Nikolai Ivanovich Bukharin, (October 9, 1888 – March 13, 1938) was a Soviet politician and intellectual.

He joined the Bolsheviks in 1906 and was exiled from Russia from 1911 until just before the Russian Revolution, writing several books and editing the newspaper Novy Mir with Trotsky and Kollontai. On his return to Russia in August 1917 he became one of the leading Bolsheviks in Moscow and was elected to the Central Committee. After the revolution he also became editor of Pravda.

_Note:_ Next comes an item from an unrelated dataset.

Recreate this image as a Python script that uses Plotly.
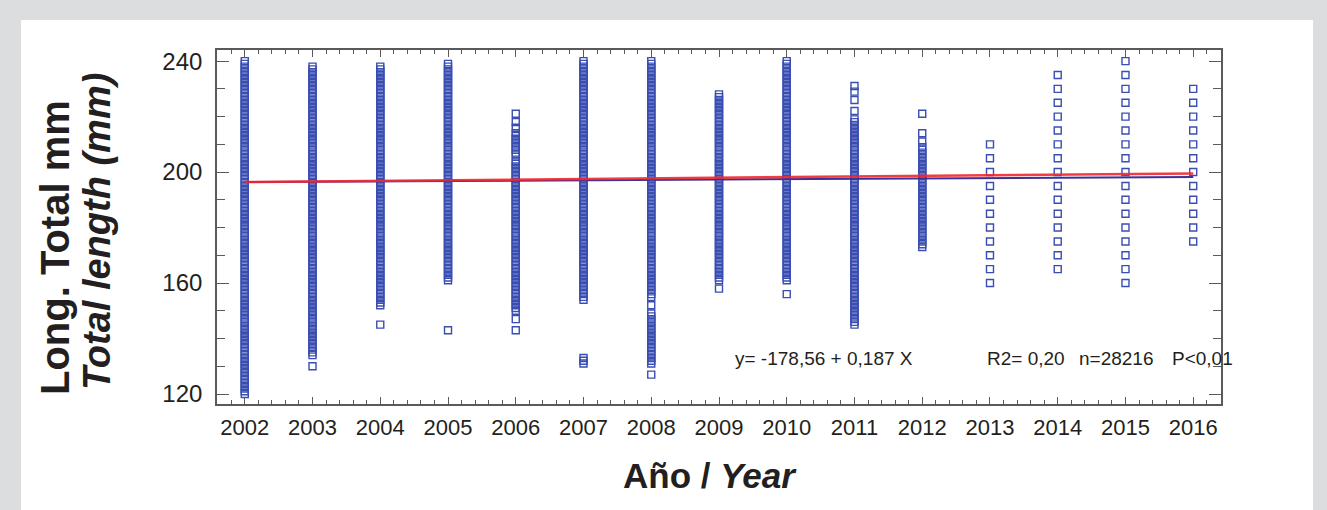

Bukharin led the opposition to the Treaty of Brest-Litovsk, arguing instead for the Bolsheviks moving the war effort to become a world-wide push for Proletarian Revolution. He was at this stage seen as the leader of the Left-Communists. He later moderated his position and accepted Lenin’s policies, encouraging the development of the New Economic Policy in 1921. He became a full member of the Politburo in 1924 and president of the Communist International (Comintern) in 1926.

Following the death of Lenin he was part of Stalin’s ruling group, allying himself with Kamenev and Zinoviev. He had by now firmly moved himself away from his earlier Left-Communist days and was viewed as being firmly on the right of the party, firmly supporting Stalin’s Socialism in one country thesis.

When he opposed Stalin’s proposed collectivization of agriculture in 1928, he lost his Politburo post within a year. Arrested in 1937, Bukharin was tried in March 1938 as part of the Trial of the Twenty One for conspiring to overthrow the Soviet state. He made a ‘confession’ and was shot by the NKVD.

He was officially rehabilitated by the Soviet state in 1988.